Nas universidades, tomaram as ciências humanas, principalmente as sociais, a ponto de fazerem da universidade púlpito de pregação. No ensino médio, assumem que a única coisa que os alunos devem conhecer como "estudo do meio" é a realidade do MST, como se o mundo fosse feito apenas por seus parceiros políticos. Demonizam a atividade empresarial como se esta fosse feita por criminosos usurários. Se pudessem, sacrificariam um Shylock por dia.
Estamos entrando num período de trevas. Nos partidos políticos, a seita tomou o espectro ideológico na sua quase totalidade. Só há partidos de esquerda, centro-esquerda, esquerda corrupta (o que é normalíssimo) e do "pântano". Não há outra opção.
A camada média dos agentes da mídia também é bastante tomada por crentes. A própria magistratura não escapa da influência do credo em questão. Artistas brincam de amantes dos "black blocs" e se esquecem que tudo que têm vem do mercado de bens culturais. Mas o fato é que brincar de simpatizante de mascarado vende disco.
Em vez do debate de ideias, passam à violência difamatória, intimidação e recusam o jogo democrático em nome de uma suposta santidade política e moral que a história do século 20 na sua totalidade desmente. Usam táticas do fascismo mais antigo: eliminar o descrente antes de tudo pela redução dele ao silêncio, apostando no medo.
Mesmos os institutos culturais financiados por bancos despejam rios de dinheiro na formação de jovens intelectuais contra a sociedade de mercado, contra a liberdade de expressão e a favor do flerte com a violência "revolucionária".
Além da opção dos bancos por investirem em intelectuais da seita marxista (e suas similares), como a maioria esmagadora dos departamentos de ciências humanas estão fechados aos não crentes, dezenas de jovens não crentes na seita marxista soçobram no vazio profissional.
Logo quase não haverá resistência ao ataque à democracia entre nós. A ameaça da ditadura volta, não carregada por um golpe, mas erguida por um lento processo de aniquilamento de qualquer pensamento possível contra a seita.
E aí voltamos aos alunos.

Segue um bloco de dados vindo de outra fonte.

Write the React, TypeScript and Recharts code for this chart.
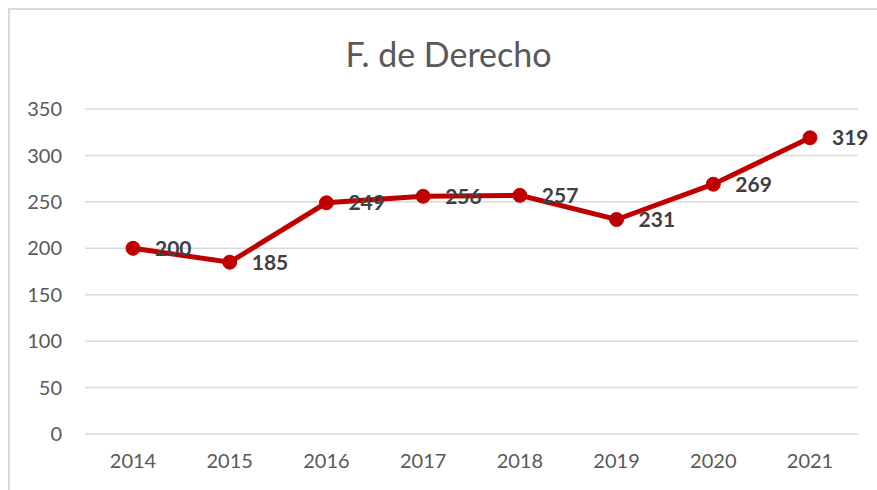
import React from "react";
import {LineChart, Line, XAxis, YAxis, CartesianGrid, LabelList} from "recharts";

const years = ["2014", "2015", "2016", "2017", "2018", "2019", "2020", "2021"];
const students = [200, 185, 249, 256, 257, 231, 269, 319];
const yTicks = [0, 50, 100, 150, 200, 250, 300, 350];

const data = years.map((year, i) => ({year, value: students[i]}));

const FONT = "Lato, 'Open Sans', sans-serif";

// value label drawn to the right of each marker
function ValueLabel(props: any) {
  const {x, y, value} = props;
  return (
    <text
      x={Number(x) + 22}
      y={Number(y)}
      dy="0.35em"
      fill="#404040"
      fontFamily={FONT}
      fontSize={21}
      fontWeight="bold"
      textAnchor="start"
    >
      {value}
    </text>
  );
}

export default function App() {
  return (
    <div style={{position: "absolute", left: 0, top: 0, width: 877, height: 490, background: "#fff"}}>
      <div
        style={{
          position: "absolute",
          left: 8,
          top: 8,
          right: 0,
          bottom: 0,
          borderLeft: "2px solid #d9d9d9",
          borderTop: "2px solid #d9d9d9",
        }}
      />
      <div
        style={{
          position: "absolute",
          left: 0,
          top: 33,
          width: 897,
          textAlign: "center",
          fontFamily: FONT,
          fontSize: 34,
          color: "#595959",
        }}
      >
        F. de Derecho
      </div>
      <LineChart
        width={877}
        height={490}
        data={data}
        margin={{top: 109, right: 19, left: 25, bottom: 0}}
        style={{position: "absolute", left: 0, top: 0}}
      >
        <CartesianGrid stroke="#d9d9d9" strokeWidth={1.5} vertical={false} />
        <XAxis
          dataKey="year"
          axisLine={false}
          tickLine={false}
          tickSize={0}
          tickMargin={20}
          height={56}
          padding={{left: 48, right: 48}}
          tick={{fontFamily: FONT, fontSize: 20, fill: "#595959"}}
        />
        <YAxis
          domain={[0, 350]}
          ticks={yTicks}
          axisLine={false}
          tickLine={false}
          tickSize={0}
          tickMargin={23}
          width={60}
          tick={{fontFamily: FONT, fontSize: 20, fill: "#595959"}}
        />
        <Line
          type="linear"
          dataKey="value"
          stroke="#c00000"
          strokeWidth={5}
          dot={{r: 7, fill: "#c00000", stroke: "#c00000", strokeWidth: 1}}
          isAnimationActive={false}
        >
          <LabelList dataKey="value" content={<ValueLabel />} />
        </Line>
      </LineChart>
    </div>
  );
}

Além de sofrerem nas mãos de professores (claro que não se trata da totalidade da categoria) que acuam os não crentes, acusando-os de antiéticos porque não comungam com a crença "cubana", muitos desses jovens veem seu dia a dia confiscado pelo autoritarismo de colegas que se arvoram em representantes dos alunos ou das instituições de ensino, criando impasses cotidianos como invasão de reitorias e greves votadas por uma minoria que sequestra a liberdade da maioria de viver sua vida em paz.
Muitos desses movimentos são autoritários, inclusive porque trabalham também com a intimidação e difamação dos colegas não crentes. Pura truculência ideológica.
Como estes não crentes não formam um grupo, não são articulados nem têm tempo para sê-lo, a truculência dos autoritários faz um estrago diante da inexistência de uma resistência organizada.
Recebo muitos e-mails desses jovens. Um deles, especificamente, já desistiu de dois cursos de humanas por não aceitar a pregação. Uma vergonha para nós.